Stated goal
Without the pictures, extract every line from the start of the material to the line containing "from matplotlib.lines import Line2D", both ends included.

Dataset records

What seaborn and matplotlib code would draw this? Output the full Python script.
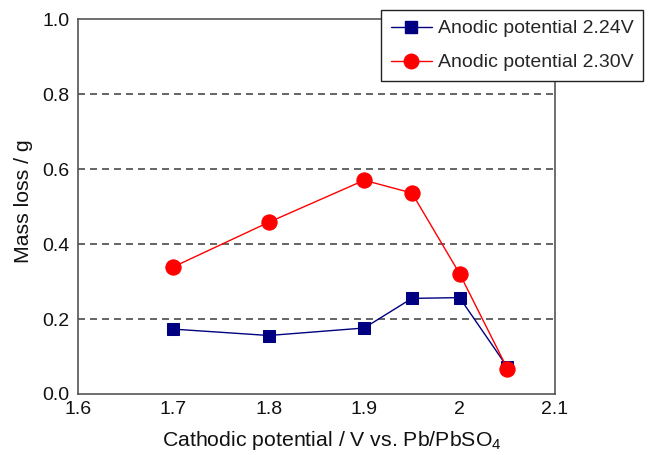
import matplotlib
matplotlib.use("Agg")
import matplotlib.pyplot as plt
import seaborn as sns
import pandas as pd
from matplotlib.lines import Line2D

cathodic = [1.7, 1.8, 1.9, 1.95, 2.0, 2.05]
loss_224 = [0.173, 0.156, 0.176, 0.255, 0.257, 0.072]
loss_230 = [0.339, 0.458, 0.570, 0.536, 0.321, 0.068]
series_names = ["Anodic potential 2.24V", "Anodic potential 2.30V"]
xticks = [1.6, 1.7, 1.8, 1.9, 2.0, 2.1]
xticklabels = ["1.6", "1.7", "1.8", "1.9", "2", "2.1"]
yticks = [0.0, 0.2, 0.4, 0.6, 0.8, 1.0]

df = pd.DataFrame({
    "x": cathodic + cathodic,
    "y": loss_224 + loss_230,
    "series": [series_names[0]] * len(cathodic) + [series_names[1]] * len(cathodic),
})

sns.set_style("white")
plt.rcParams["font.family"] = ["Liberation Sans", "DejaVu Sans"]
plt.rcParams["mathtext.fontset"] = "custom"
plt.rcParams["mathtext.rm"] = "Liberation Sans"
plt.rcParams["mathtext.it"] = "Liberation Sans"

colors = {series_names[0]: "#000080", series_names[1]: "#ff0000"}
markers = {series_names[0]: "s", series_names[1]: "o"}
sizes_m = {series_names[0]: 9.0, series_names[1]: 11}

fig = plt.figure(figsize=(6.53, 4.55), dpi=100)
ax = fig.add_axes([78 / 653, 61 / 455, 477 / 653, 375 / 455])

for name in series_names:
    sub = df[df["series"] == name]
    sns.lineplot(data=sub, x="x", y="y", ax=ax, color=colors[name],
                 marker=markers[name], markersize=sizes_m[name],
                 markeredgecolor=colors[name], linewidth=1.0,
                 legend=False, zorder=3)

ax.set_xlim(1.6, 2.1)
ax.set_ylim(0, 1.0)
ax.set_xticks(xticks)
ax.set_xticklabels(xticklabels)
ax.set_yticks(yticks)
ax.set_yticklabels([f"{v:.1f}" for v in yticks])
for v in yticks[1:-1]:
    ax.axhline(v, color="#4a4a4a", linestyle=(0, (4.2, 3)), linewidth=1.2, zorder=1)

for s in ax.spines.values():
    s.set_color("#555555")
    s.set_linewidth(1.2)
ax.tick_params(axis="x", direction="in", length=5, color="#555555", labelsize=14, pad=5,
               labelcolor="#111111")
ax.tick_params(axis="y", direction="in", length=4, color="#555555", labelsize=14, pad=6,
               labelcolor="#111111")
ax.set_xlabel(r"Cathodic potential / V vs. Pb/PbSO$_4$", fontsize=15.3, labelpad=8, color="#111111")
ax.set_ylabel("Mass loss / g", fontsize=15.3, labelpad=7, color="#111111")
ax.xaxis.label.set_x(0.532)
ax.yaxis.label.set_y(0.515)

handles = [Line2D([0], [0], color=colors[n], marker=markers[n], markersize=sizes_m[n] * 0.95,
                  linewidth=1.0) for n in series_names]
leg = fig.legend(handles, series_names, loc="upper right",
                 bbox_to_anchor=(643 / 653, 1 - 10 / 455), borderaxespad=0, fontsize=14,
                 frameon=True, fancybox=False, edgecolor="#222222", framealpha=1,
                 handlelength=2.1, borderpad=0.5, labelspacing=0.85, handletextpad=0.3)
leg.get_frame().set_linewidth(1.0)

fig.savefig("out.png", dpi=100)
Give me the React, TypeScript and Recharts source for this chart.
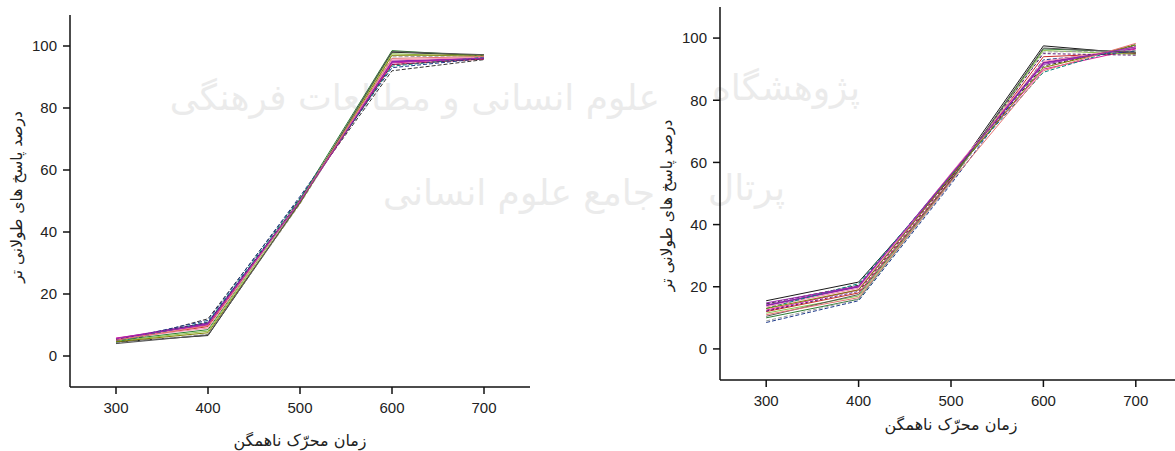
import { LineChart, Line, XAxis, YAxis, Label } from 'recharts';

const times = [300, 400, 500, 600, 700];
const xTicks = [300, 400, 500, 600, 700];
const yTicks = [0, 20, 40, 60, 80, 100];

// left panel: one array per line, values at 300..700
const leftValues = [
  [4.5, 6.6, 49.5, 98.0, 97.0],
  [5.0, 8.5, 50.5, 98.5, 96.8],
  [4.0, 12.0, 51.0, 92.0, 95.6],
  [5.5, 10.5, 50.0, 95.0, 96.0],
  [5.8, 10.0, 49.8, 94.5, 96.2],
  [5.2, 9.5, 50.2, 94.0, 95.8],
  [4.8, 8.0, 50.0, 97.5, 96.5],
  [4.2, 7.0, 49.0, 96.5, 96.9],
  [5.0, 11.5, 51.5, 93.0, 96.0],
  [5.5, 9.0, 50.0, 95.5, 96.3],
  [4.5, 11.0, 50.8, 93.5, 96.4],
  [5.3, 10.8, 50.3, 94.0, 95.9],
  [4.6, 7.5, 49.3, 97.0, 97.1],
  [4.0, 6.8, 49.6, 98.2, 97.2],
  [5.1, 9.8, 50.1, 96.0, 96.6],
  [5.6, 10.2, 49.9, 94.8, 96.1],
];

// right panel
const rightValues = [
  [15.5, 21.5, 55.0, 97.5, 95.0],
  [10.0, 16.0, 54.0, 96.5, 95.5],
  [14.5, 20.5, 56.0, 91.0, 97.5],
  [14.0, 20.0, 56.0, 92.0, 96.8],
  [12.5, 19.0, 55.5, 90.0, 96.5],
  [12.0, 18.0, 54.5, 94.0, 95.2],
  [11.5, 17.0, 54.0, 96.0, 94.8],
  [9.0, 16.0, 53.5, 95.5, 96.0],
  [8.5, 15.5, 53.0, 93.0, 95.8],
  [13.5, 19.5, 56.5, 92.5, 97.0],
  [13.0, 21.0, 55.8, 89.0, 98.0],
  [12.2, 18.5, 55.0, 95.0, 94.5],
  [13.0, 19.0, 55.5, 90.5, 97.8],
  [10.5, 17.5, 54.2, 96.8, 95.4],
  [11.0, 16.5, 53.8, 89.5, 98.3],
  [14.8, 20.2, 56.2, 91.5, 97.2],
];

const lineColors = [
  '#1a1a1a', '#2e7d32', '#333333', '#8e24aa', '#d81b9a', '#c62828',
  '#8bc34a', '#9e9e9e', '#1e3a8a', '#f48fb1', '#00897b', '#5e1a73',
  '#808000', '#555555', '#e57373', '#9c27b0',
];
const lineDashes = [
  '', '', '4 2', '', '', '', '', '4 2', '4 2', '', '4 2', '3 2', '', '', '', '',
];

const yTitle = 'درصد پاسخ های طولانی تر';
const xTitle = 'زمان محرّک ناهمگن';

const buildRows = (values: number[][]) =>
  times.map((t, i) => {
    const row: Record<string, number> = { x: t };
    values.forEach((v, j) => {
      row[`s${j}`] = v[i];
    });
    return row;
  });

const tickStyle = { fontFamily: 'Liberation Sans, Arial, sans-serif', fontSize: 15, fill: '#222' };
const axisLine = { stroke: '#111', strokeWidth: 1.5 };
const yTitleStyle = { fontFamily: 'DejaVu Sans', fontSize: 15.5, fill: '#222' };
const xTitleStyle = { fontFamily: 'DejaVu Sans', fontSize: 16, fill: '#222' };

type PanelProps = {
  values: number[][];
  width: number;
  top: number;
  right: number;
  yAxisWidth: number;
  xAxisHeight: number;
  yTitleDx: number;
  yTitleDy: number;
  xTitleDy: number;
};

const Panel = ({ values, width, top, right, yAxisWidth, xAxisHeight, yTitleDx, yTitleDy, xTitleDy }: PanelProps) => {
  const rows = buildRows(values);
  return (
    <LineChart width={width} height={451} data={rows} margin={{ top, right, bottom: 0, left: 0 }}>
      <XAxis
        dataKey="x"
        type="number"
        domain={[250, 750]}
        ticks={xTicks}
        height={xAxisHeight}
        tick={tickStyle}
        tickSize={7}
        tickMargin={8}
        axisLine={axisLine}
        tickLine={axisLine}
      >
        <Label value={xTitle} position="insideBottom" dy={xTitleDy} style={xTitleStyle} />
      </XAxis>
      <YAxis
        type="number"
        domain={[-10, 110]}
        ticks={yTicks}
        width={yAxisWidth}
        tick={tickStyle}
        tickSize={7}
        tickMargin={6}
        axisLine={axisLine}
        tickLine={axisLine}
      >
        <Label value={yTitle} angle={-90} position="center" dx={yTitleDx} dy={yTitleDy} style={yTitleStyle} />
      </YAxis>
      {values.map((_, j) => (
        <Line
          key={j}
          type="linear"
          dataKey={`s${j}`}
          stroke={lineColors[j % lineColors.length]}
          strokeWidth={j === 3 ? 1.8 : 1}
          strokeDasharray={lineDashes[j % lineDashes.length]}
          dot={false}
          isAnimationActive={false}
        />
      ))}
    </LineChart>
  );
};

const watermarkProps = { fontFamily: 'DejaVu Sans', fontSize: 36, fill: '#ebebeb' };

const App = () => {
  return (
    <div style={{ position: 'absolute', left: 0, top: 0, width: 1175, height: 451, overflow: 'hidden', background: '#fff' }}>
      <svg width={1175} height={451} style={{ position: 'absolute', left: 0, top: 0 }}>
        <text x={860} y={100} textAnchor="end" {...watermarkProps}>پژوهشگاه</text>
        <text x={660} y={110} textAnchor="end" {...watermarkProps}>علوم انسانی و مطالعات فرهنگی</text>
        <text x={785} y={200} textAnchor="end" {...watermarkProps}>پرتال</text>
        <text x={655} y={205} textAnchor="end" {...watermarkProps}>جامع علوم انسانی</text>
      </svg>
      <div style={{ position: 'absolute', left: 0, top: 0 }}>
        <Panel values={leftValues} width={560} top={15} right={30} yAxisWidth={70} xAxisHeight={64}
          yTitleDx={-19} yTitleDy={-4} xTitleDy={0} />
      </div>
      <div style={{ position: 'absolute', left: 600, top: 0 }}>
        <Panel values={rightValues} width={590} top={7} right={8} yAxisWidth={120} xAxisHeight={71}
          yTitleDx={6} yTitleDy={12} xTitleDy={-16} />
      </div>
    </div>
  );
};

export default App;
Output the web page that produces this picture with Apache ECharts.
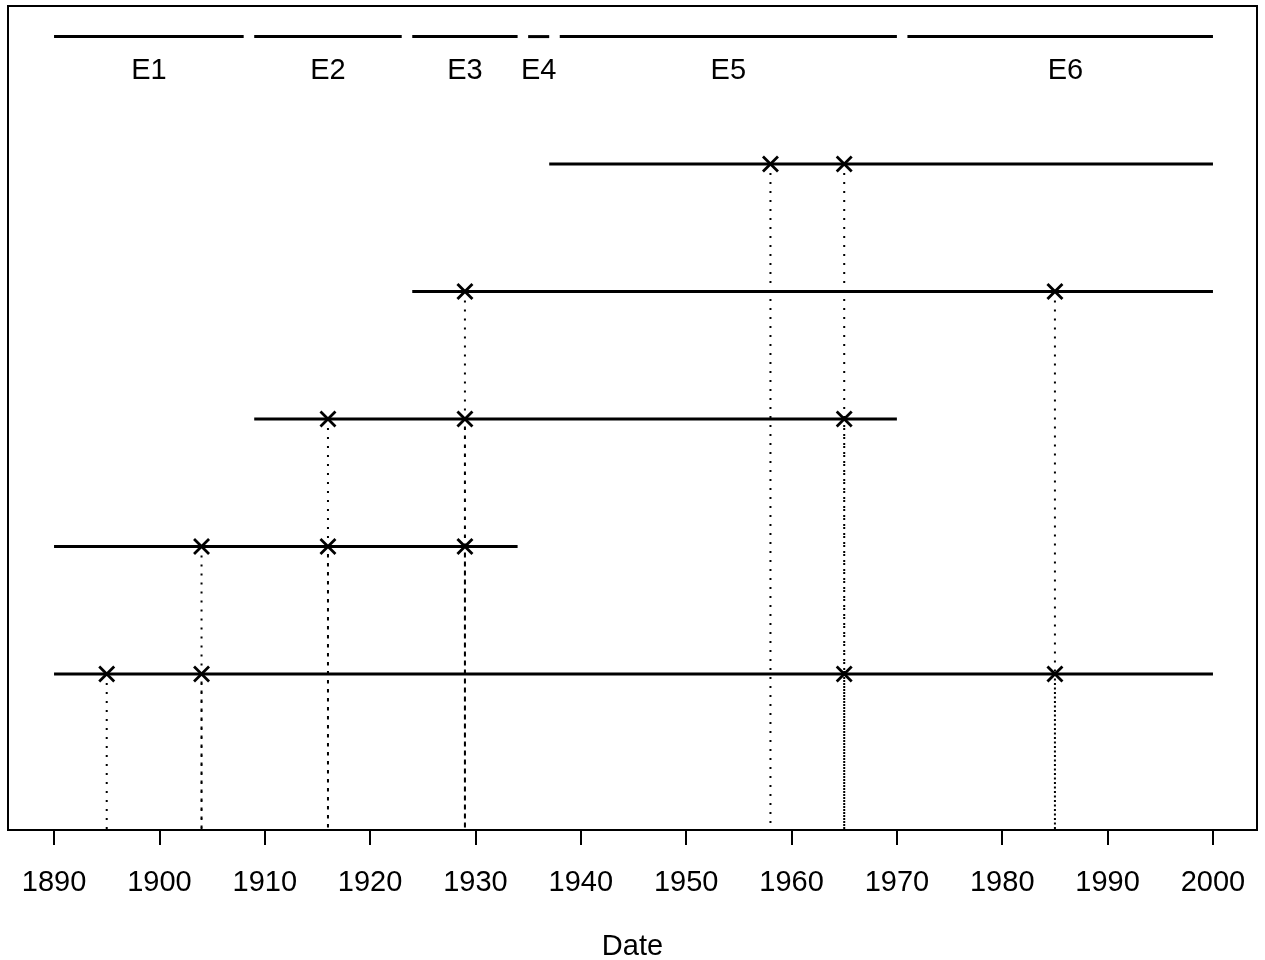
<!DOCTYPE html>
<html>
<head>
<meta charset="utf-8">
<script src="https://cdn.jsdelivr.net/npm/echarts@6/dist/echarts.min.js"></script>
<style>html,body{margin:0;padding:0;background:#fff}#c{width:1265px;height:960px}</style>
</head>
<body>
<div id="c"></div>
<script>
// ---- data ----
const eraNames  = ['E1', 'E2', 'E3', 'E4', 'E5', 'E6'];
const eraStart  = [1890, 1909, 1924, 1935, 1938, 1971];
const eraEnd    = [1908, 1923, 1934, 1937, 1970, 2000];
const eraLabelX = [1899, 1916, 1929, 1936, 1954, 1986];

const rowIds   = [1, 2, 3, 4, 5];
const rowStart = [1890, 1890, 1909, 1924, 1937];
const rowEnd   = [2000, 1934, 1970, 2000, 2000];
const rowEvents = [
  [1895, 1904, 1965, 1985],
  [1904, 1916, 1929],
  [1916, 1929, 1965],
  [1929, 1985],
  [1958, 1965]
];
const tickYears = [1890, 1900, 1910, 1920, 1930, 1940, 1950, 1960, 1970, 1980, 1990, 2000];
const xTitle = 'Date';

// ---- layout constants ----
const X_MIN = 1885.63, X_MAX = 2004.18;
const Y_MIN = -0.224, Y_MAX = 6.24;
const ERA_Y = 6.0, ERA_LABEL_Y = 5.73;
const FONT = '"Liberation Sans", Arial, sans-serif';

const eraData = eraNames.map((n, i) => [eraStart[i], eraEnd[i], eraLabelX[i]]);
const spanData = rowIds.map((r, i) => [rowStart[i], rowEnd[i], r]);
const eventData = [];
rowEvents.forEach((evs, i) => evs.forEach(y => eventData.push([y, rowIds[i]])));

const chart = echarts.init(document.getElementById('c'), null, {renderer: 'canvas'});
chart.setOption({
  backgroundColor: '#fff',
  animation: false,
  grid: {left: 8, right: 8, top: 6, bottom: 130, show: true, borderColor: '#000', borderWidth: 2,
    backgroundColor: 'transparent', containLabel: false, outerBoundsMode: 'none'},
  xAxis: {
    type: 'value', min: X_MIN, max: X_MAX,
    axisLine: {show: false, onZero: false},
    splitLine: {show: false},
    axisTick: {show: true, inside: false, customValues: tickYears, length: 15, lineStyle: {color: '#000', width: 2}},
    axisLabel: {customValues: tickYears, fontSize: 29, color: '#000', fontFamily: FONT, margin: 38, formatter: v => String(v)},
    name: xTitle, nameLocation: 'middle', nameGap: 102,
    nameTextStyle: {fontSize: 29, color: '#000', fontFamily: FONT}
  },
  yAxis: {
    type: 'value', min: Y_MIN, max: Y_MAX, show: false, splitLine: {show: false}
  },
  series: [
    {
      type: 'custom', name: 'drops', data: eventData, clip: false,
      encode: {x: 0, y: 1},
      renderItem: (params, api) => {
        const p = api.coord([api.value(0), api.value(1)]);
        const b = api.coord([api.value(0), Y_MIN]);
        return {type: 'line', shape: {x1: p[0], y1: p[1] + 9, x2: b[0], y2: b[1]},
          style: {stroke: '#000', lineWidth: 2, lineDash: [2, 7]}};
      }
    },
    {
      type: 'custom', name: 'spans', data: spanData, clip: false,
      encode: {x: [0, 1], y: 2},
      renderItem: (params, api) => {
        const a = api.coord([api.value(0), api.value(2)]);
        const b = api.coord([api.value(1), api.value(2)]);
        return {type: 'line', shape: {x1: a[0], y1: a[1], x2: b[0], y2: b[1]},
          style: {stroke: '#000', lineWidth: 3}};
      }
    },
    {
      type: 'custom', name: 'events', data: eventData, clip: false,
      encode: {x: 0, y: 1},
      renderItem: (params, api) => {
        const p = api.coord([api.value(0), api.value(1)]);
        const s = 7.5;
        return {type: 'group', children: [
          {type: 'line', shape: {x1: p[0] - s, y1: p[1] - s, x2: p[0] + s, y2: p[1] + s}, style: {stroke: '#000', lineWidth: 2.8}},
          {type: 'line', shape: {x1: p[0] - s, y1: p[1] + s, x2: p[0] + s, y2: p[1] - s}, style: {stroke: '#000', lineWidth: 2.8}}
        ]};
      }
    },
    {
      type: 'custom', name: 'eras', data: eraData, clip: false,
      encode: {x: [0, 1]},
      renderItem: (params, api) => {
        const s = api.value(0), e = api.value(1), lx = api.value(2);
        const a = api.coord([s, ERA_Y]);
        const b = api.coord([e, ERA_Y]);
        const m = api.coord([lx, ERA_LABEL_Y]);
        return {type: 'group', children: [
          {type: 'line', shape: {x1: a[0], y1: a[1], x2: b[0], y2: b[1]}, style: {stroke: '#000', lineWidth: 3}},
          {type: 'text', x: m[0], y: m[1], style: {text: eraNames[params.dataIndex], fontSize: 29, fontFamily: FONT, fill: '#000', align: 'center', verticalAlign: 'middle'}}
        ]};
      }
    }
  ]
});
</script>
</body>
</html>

Answer to this problem
What seaborn and matplotlib code would draw this? Output the full Python script.
import matplotlib
matplotlib.use("Agg")
import matplotlib.pyplot as plt
import seaborn as sns
import pandas as pd
from matplotlib.lines import Line2D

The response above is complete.